LISTING:
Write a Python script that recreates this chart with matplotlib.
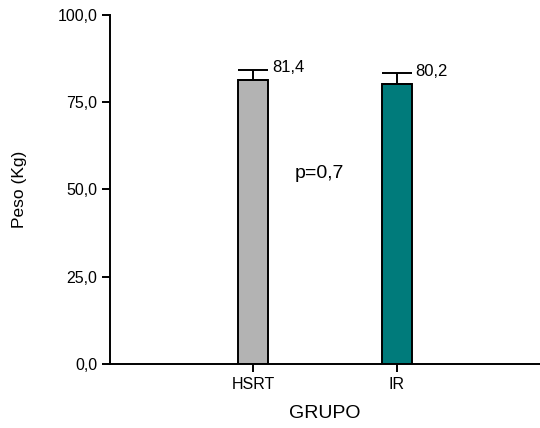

--

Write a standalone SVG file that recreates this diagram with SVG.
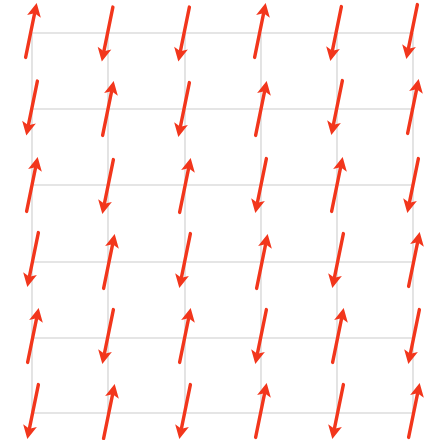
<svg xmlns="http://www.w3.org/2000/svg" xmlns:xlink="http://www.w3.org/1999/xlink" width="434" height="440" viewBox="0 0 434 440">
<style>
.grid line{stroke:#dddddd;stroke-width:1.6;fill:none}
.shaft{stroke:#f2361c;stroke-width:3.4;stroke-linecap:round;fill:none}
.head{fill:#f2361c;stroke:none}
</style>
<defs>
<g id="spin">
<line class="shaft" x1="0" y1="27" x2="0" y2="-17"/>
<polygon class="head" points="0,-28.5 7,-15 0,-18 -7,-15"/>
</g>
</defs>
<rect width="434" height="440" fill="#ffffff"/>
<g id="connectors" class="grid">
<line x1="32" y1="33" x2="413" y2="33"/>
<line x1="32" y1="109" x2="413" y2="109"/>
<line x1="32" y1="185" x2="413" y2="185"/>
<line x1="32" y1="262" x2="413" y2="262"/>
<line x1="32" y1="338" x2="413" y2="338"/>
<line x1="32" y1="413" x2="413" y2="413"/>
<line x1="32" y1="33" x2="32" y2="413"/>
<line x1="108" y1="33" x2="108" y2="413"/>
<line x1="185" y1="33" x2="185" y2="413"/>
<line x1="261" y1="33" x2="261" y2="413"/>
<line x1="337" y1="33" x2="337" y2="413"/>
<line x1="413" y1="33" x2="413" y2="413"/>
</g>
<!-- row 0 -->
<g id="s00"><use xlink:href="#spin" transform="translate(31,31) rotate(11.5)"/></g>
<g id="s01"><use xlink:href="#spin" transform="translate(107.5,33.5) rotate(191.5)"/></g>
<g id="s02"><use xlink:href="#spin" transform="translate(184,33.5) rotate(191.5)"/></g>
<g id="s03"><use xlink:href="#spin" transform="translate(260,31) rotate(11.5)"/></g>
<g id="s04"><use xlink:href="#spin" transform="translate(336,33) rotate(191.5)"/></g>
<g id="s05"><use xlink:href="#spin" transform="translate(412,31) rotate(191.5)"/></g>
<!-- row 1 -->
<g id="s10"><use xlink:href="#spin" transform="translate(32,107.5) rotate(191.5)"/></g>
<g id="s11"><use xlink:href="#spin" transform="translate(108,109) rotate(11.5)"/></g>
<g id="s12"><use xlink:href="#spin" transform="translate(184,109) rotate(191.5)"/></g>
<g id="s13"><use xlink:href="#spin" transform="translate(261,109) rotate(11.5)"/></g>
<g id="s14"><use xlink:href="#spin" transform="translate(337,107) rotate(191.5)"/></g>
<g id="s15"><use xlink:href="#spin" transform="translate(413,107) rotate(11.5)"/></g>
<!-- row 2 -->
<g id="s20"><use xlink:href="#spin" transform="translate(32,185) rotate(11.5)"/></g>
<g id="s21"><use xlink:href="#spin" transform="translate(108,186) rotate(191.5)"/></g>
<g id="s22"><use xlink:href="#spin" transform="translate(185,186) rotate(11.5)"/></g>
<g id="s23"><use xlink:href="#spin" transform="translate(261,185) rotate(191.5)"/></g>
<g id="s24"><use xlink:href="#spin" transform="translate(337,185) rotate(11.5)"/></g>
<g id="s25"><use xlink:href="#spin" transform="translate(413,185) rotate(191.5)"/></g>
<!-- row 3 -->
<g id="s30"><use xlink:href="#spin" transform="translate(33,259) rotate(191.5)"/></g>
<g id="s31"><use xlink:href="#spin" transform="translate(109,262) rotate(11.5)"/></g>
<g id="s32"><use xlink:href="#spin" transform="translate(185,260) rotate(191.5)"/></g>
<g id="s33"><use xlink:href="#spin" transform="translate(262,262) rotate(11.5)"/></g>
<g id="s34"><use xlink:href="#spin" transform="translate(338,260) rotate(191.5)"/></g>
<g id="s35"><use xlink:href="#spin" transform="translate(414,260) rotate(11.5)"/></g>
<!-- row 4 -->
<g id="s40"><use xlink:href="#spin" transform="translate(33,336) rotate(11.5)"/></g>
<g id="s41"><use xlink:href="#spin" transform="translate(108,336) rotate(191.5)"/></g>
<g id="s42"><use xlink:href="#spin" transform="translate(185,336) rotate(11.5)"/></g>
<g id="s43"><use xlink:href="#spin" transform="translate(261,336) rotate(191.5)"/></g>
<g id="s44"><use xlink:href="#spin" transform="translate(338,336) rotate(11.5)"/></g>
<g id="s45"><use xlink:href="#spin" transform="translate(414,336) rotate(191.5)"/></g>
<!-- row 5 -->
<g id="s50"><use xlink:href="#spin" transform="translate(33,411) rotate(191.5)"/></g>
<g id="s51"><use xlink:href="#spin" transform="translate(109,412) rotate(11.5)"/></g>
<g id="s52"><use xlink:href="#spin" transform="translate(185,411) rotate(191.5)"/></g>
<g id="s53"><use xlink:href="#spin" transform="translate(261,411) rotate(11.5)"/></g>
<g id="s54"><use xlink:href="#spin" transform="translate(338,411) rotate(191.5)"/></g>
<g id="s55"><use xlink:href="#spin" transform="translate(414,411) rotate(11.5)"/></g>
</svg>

==

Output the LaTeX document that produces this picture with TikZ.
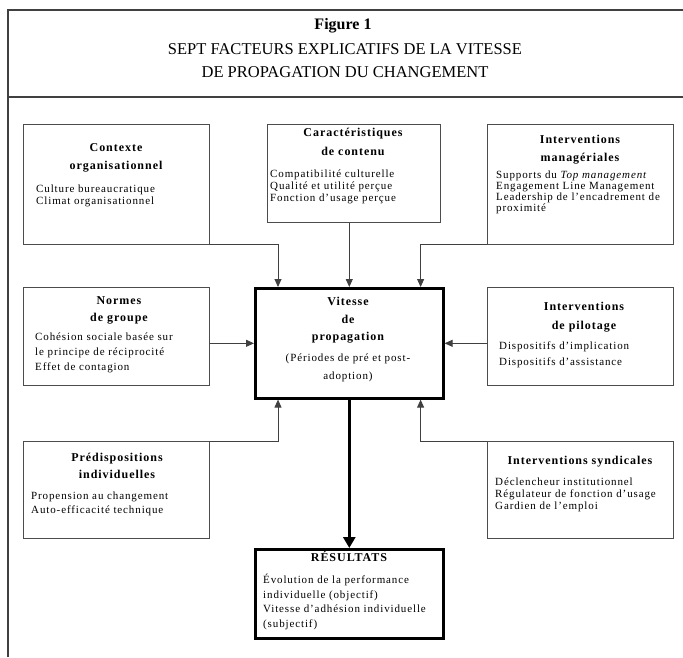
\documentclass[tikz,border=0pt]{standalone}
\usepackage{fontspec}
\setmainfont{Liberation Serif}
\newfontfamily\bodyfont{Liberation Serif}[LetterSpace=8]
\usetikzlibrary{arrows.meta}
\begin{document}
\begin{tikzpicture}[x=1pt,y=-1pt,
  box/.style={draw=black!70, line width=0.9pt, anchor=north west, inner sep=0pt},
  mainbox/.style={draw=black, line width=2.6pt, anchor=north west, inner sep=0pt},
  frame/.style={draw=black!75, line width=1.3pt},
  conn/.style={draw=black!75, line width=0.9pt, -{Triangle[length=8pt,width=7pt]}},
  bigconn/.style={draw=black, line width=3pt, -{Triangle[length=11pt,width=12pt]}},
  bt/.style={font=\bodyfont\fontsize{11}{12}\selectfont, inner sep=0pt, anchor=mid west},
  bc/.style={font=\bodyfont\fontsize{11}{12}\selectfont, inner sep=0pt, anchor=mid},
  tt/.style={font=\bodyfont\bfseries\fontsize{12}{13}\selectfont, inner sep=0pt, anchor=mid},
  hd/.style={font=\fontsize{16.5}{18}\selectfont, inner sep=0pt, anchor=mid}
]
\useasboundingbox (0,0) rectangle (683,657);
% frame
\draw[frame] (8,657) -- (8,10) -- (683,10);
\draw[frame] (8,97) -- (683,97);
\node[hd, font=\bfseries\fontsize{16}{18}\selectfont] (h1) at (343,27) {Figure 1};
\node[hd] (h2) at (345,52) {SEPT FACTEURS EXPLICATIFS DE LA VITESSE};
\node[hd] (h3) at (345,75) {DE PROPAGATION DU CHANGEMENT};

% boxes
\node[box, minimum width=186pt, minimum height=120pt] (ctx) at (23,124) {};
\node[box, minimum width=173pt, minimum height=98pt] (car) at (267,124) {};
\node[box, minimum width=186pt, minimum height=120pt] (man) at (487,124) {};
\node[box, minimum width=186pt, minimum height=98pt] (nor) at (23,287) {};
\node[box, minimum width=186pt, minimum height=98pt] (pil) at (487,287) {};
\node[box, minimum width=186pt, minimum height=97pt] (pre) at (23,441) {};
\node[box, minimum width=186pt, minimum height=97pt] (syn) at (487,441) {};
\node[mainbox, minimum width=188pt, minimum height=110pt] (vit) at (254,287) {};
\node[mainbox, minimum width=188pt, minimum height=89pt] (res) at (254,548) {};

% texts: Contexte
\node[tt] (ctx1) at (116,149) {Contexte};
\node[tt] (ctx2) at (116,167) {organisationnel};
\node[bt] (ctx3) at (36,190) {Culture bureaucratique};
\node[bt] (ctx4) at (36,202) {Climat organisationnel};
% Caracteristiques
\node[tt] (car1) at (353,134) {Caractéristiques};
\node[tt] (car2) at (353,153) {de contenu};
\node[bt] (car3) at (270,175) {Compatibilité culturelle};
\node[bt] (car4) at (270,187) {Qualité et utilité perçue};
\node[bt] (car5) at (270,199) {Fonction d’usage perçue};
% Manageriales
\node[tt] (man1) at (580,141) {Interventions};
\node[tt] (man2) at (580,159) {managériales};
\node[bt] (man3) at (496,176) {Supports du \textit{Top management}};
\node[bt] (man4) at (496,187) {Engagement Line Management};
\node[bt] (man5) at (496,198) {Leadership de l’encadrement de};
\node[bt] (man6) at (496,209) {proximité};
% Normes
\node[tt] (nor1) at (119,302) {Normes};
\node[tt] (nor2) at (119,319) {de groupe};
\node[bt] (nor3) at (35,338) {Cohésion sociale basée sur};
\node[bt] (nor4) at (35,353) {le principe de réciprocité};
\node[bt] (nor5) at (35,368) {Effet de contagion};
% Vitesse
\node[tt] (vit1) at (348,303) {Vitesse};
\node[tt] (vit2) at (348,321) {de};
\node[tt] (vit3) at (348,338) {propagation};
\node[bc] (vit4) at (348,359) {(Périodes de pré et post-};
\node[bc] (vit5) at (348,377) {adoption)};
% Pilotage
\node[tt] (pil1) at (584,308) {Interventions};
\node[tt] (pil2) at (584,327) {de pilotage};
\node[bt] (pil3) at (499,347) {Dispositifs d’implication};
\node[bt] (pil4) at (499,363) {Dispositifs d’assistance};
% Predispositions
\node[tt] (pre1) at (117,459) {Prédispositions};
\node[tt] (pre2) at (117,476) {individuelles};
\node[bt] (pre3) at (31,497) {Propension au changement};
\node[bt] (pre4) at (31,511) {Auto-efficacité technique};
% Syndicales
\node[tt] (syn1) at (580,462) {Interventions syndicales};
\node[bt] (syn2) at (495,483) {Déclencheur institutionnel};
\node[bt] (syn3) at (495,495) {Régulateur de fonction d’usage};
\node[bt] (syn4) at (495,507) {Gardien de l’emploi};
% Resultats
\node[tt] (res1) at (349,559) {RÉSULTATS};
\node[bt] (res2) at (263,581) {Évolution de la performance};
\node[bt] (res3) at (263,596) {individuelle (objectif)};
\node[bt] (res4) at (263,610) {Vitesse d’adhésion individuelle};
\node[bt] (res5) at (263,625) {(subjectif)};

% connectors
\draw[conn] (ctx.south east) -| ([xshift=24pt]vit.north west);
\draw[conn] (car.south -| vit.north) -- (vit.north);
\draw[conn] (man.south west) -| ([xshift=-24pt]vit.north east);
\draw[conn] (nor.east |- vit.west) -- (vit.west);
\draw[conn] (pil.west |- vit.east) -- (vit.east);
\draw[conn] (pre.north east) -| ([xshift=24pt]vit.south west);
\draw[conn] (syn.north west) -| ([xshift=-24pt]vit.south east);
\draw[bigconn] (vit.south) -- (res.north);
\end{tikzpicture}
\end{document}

EXERCISE DETAILS:
The first line to copy holds "Output the LaTeX", and the last holds "(h3) at (345,75)". Copy them and the lines between exactly, leaving out pictures.

WRITTEN ANSWER:
Output the LaTeX document that produces this picture with TikZ.
\documentclass[tikz,border=0pt]{standalone}
\usepackage{fontspec}
\setmainfont{Liberation Serif}
\newfontfamily\bodyfont{Liberation Serif}[LetterSpace=8]
\usetikzlibrary{arrows.meta}
\begin{document}
\begin{tikzpicture}[x=1pt,y=-1pt,
  box/.style={draw=black!70, line width=0.9pt, anchor=north west, inner sep=0pt},
  mainbox/.style={draw=black, line width=2.6pt, anchor=north west, inner sep=0pt},
  frame/.style={draw=black!75, line width=1.3pt},
  conn/.style={draw=black!75, line width=0.9pt, -{Triangle[length=8pt,width=7pt]}},
  bigconn/.style={draw=black, line width=3pt, -{Triangle[length=11pt,width=12pt]}},
  bt/.style={font=\bodyfont\fontsize{11}{12}\selectfont, inner sep=0pt, anchor=mid west},
  bc/.style={font=\bodyfont\fontsize{11}{12}\selectfont, inner sep=0pt, anchor=mid},
  tt/.style={font=\bodyfont\bfseries\fontsize{12}{13}\selectfont, inner sep=0pt, anchor=mid},
  hd/.style={font=\fontsize{16.5}{18}\selectfont, inner sep=0pt, anchor=mid}
]
\useasboundingbox (0,0) rectangle (683,657);
% frame
\draw[frame] (8,657) -- (8,10) -- (683,10);
\draw[frame] (8,97) -- (683,97);
\node[hd, font=\bfseries\fontsize{16}{18}\selectfont] (h1) at (343,27) {Figure 1};
\node[hd] (h2) at (345,52) {SEPT FACTEURS EXPLICATIFS DE LA VITESSE};
\node[hd] (h3) at (345,75) {DE PROPAGATION DU CHANGEMENT};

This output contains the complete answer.